Every Sunday, we open our service with these words: “Grace and peace to you from God our Father, and from our Lord Jesus Christ.”
There are a couple of reasons why I love this little greeting.
First, it is borrowed directly from scripture. This particular phrase comes from the Apostle Paul’s letter to the Galatians. As much as possible, from one Sunday to the next, we try to weave the words of scripture into our worship services. We pray using scripture language. We sing songs that use scripture language. Certainly, we try to preach in a way to the focuses on and opens up what the bible has to say to us. It really makes sense if you think about it. These are the words the Apostles and Prophets used to express their thoughts about God, who he is and what he is up to. And they did this under the influence of the Holy Spirit. Why wouldn’t we want to practice using the language of scripture in our own prayers?
The second reason I really like this greeting is that it summarizes in just a few words the whole of the good news of Jesus Christ. Martin Luther summed it up this way in his commentary on Galatians.
"The greeting of the Apostle is refreshing. Grace remits sin, and peace quiets the conscience. Sin and conscience torment us, but Christ has overcome these fiends now and forever. Only Christians possess this victorious knowledge given from above. These two terms, grace and peace, constitute Christianity. Grace involves the remission of sins, and peace involves a happy conscience."
You see, the truth is we come to church because we are sinful lawbreakers in need of God’s grace. We come to be reminded of the good news that tells us that by his death and resurrection Christ has set us free from the penalty of being lawbreakers. Our salvation is all mercy; favor that we do not deserve, given to us as a gift from God. The word for that is "grace."
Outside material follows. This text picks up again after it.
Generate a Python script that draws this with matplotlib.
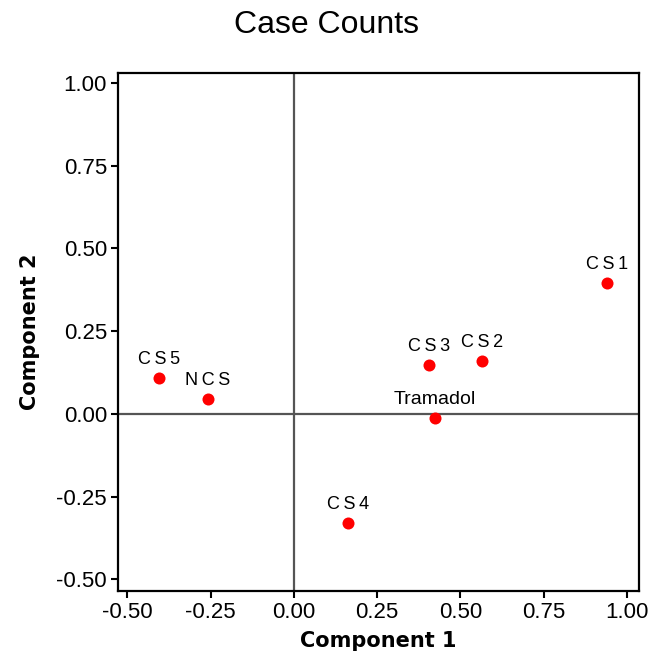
import matplotlib
matplotlib.use('Agg')
import matplotlib.pyplot as plt

# component loadings
labels = ['CS1', 'CS2', 'CS3', 'Tramadol', 'CS4', 'CS5', 'NCS']
comp1 = [0.94, 0.565, 0.405, 0.423, 0.162, -0.405, -0.258]
comp2 = [0.396, 0.160, 0.148, -0.012, -0.329, 0.109, 0.045]

xticks = [-0.50, -0.25, 0.00, 0.25, 0.50, 0.75, 1.00]
yticks = [-0.50, -0.25, 0.00, 0.25, 0.50, 0.75, 1.00]

plt.rcParams['font.family'] = ['Liberation Sans', 'DejaVu Sans']

fig = plt.figure(figsize=(6.53, 6.61), dpi=100)
ax = fig.add_axes([0.1807, 0.1059, 0.7979, 0.7837])

ax.axhline(0, color='#555555', lw=1.6, zorder=1)
ax.axvline(0, color='#555555', lw=1.6, zorder=1)
ax.scatter(comp1, comp2, s=75, color='#ff0000', zorder=3, linewidths=0)

for name, x, y in zip(labels, comp1, comp2):
    # short labels look letter-spaced in the original
    if name == 'Tramadol':
        txt, fs = name, 14
    else:
        txt, fs = '\u2009'.join(name), 13
    ax.annotate(txt, (x, y), xytext=(0, 7), textcoords='offset points',
                ha='center', va='bottom', fontsize=fs)

ax.set_xlim(-0.528, 1.036)
ax.set_ylim(-0.535, 1.03)
ax.set_xticks(xticks)
ax.set_yticks(yticks)
ax.set_xticklabels(['%.2f' % t for t in xticks])
ax.set_yticklabels(['%.2f' % t for t in yticks])
ax.tick_params(labelsize=16, width=1.5, length=5, pad=3)
for sp in ax.spines.values():
    sp.set_linewidth(1.6)

ax.set_xlabel('Component 1', fontsize=15, fontweight='bold', family='DejaVu Sans', labelpad=6)
ax.set_ylabel('Component 2', fontsize=15, fontweight='bold', family='DejaVu Sans', labelpad=12)
fig.suptitle('Case Counts', fontsize=23, y=0.985)

fig.savefig('out.png', dpi=100)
Then by his Holy Spirit, God gives us peace that comes from the very same freedom Christ has won for us. We no longer have to be bothered by the need to justify ourselves to God or to other people. We can rest in God’s goodness. This is peace that works from the inside out. The more we dwell on and in God’s grace, the more the Spirit does his work to change us so that peace becomes a part of who we are, and flows out to those around us.
Grace is our salvation. Peace is our transformation. Grace and peace are the two sides of the gospel coin. What better place to start our worship?